— begin —

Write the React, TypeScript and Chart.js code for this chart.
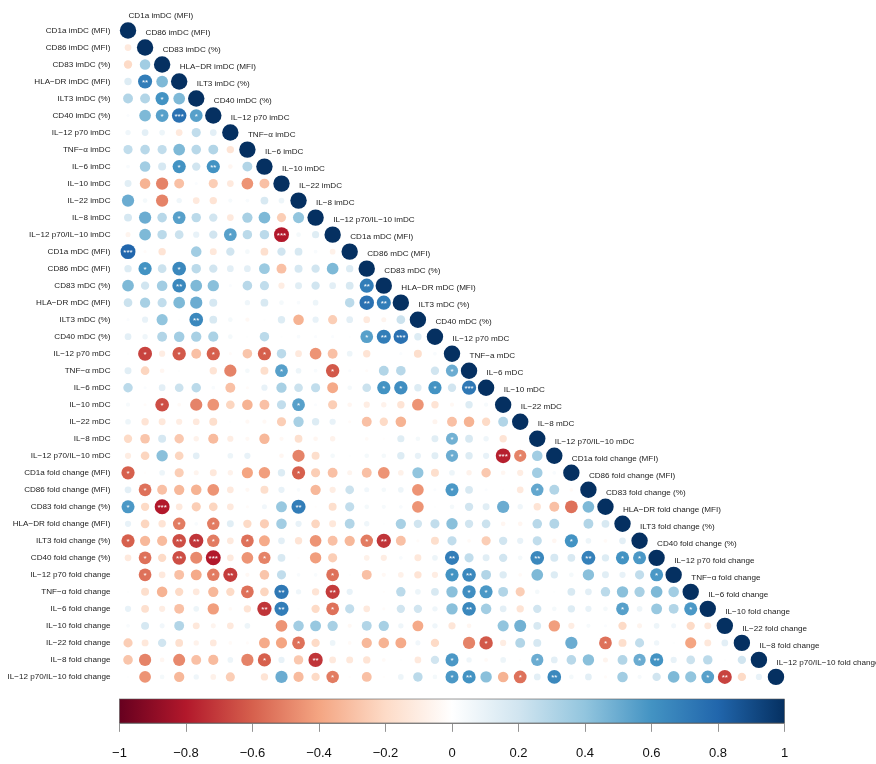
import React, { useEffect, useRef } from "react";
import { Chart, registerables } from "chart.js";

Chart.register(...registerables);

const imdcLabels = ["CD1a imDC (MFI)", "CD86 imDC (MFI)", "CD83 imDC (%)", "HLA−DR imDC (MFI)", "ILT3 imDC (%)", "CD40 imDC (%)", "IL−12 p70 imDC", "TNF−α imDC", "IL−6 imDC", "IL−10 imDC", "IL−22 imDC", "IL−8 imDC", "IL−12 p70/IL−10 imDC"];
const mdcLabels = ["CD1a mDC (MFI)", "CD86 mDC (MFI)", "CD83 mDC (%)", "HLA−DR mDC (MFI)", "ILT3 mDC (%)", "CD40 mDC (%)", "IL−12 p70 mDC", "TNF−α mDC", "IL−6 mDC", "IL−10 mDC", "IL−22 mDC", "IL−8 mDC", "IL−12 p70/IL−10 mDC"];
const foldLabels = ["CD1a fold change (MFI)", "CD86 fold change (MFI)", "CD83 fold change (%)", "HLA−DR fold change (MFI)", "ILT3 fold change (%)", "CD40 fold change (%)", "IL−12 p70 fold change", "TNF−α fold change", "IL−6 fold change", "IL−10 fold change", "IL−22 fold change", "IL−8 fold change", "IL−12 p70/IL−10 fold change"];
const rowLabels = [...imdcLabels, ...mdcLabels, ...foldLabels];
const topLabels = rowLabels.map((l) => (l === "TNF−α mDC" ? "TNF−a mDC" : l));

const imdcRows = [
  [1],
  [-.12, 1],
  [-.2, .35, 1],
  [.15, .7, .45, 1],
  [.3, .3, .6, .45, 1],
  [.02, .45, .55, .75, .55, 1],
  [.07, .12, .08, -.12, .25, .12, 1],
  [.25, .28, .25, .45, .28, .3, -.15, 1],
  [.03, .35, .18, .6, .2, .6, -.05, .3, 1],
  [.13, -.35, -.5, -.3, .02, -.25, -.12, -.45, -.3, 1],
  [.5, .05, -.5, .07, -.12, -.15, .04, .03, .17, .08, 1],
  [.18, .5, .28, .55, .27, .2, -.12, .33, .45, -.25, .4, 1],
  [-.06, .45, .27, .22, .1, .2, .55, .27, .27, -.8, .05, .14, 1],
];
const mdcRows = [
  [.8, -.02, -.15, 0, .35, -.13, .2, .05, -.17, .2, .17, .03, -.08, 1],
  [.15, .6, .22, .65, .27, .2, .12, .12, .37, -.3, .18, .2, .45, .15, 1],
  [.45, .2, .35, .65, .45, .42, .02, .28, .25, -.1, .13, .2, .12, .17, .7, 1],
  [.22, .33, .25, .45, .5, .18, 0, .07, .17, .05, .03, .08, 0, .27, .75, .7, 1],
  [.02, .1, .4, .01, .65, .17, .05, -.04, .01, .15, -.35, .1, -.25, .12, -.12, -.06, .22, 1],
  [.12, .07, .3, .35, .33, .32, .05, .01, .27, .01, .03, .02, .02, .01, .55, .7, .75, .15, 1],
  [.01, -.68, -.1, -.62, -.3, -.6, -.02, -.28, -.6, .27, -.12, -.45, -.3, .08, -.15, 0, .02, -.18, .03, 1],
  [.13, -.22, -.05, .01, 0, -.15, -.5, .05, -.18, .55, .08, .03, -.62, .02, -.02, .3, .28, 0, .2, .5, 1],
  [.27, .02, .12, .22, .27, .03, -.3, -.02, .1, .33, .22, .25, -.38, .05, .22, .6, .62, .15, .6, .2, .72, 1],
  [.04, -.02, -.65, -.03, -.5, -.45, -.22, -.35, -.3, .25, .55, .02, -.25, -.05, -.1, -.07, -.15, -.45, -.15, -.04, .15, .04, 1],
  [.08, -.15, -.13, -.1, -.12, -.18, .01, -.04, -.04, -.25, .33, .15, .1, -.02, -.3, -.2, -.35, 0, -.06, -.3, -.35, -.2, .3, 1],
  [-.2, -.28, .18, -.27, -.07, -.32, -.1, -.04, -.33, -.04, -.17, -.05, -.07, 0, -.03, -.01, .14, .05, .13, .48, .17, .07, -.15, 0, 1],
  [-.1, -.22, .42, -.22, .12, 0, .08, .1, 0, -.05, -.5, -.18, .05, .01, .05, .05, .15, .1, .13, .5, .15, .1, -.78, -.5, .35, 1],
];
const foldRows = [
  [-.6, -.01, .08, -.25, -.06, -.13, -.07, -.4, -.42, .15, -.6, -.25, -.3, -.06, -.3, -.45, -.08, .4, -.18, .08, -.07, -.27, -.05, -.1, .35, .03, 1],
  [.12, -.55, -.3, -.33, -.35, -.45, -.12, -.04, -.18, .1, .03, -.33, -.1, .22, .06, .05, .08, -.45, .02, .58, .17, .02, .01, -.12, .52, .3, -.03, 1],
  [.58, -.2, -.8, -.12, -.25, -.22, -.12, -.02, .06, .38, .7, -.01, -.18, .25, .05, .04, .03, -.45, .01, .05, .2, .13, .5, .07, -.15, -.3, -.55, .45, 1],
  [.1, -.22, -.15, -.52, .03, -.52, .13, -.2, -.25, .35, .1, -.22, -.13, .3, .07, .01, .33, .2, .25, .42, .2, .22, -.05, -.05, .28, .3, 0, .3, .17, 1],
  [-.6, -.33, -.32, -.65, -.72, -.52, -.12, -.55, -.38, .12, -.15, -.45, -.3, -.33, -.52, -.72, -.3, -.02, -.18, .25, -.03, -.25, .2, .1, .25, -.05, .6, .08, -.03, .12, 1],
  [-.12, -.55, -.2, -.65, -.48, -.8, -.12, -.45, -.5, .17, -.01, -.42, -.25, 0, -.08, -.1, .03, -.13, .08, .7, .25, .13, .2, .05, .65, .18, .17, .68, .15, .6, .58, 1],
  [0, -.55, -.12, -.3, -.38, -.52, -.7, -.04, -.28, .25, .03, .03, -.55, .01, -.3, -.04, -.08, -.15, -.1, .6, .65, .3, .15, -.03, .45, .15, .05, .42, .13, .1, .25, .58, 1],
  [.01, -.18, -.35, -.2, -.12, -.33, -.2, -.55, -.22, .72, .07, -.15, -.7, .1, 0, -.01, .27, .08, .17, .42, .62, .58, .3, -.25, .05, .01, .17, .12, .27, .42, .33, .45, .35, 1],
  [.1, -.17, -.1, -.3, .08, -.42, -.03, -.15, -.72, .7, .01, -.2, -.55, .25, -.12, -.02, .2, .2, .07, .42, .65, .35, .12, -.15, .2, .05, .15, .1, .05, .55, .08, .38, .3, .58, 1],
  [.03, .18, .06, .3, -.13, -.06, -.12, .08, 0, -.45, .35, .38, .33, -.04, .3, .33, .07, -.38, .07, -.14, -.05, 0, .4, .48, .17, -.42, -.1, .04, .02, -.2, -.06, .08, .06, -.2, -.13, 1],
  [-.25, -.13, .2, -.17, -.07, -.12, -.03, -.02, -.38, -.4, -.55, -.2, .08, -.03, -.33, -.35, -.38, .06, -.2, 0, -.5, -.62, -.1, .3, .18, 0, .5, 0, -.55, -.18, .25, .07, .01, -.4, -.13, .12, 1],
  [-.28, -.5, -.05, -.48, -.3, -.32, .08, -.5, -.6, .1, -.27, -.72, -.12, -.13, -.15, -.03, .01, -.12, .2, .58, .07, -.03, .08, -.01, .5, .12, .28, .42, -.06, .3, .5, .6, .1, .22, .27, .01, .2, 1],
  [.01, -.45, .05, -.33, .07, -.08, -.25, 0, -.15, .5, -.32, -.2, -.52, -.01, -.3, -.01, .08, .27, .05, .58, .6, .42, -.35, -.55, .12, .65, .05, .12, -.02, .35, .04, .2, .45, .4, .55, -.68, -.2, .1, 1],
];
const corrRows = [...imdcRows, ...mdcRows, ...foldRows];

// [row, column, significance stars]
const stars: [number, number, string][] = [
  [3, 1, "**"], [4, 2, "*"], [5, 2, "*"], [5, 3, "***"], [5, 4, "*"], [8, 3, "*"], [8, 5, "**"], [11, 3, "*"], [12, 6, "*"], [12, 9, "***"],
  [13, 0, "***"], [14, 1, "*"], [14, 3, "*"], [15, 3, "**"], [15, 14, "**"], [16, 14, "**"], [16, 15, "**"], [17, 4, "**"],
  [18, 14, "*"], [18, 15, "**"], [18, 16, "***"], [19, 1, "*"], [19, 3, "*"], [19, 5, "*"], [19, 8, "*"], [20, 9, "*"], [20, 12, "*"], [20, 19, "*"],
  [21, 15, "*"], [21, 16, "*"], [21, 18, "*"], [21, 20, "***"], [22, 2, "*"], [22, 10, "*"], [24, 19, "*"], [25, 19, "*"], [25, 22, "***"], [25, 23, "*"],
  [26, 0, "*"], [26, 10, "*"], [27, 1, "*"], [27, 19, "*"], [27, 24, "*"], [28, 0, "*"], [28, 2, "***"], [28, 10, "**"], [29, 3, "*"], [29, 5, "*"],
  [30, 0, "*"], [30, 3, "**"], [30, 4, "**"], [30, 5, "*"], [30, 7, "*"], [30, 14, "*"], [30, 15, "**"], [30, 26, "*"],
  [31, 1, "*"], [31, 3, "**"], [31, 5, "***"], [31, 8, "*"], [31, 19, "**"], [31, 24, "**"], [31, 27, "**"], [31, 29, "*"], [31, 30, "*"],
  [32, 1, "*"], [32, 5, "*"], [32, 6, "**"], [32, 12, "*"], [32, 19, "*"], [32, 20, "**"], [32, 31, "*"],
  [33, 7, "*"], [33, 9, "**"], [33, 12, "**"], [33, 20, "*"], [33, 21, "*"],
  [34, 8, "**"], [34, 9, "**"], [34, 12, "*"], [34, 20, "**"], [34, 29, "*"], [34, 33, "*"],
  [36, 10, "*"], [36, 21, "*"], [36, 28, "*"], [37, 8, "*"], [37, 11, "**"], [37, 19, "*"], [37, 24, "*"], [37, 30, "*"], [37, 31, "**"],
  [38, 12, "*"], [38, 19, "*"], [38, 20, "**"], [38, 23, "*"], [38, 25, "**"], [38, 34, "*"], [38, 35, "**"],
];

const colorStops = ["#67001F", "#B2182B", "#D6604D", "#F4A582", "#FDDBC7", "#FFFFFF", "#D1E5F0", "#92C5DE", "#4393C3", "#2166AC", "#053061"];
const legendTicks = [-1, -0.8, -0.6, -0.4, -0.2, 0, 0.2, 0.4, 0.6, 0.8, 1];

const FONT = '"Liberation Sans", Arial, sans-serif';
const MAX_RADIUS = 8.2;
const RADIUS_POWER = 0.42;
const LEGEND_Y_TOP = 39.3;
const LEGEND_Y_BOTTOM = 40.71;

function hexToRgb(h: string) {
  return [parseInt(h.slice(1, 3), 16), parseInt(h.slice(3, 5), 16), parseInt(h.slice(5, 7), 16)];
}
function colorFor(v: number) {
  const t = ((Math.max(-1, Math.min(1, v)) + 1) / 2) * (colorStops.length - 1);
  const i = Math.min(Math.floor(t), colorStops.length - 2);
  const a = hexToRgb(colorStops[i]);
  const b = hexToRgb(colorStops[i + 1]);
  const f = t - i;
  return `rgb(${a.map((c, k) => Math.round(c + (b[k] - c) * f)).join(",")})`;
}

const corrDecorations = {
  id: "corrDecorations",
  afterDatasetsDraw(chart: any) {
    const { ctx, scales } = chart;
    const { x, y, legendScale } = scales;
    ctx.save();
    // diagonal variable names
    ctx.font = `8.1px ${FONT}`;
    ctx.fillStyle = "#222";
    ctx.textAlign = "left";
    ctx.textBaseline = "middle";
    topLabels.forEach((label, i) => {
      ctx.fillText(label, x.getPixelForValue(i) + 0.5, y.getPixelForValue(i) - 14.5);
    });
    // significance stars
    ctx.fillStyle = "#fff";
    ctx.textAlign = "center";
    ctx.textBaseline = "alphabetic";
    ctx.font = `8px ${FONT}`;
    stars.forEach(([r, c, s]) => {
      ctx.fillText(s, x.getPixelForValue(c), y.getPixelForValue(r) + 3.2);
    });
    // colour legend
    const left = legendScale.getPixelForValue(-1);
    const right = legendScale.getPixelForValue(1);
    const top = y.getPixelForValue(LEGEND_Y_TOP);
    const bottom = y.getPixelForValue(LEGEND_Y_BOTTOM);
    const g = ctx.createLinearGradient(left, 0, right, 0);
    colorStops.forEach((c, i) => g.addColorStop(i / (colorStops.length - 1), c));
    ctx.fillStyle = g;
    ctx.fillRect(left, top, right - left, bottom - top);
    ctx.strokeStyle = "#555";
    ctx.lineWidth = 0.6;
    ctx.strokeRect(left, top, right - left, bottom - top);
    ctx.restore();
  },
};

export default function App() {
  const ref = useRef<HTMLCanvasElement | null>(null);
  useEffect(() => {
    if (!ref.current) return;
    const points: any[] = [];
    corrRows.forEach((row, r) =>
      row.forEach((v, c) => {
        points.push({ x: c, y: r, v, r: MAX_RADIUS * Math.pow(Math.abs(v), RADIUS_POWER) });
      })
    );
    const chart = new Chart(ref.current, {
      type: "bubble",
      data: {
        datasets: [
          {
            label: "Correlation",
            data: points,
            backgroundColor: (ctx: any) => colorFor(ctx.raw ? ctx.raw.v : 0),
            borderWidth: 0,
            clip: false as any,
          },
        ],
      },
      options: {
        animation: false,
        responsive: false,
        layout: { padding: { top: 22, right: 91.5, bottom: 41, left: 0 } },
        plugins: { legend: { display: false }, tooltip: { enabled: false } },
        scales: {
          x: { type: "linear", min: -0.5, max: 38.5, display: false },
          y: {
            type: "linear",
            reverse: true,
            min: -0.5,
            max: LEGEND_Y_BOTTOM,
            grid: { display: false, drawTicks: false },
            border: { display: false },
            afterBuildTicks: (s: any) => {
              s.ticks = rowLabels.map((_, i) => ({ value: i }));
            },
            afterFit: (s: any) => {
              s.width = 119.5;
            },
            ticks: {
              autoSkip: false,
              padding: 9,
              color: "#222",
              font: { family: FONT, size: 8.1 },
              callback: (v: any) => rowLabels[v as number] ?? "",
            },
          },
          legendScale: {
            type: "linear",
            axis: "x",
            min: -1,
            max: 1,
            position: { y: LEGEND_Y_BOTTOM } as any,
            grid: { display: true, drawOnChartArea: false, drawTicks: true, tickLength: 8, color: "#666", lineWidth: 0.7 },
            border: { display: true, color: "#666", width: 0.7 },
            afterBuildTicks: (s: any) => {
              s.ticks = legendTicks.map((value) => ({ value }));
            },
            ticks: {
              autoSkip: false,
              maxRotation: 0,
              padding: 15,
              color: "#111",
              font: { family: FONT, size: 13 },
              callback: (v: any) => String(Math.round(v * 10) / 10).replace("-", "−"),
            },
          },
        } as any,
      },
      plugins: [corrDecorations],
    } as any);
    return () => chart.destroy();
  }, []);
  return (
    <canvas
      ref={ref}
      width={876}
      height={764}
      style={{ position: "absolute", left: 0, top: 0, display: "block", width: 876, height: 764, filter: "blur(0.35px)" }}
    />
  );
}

— end —

Repeat the lines of the listing above verbatim, beginning at its first line and ending at the line containing "Chart.register(...registerables);", which is included. Omit pictures.

- Output below -
Write the React, TypeScript and Chart.js code for this chart.
import React, { useEffect, useRef } from "react";
import { Chart, registerables } from "chart.js";

Chart.register(...registerables);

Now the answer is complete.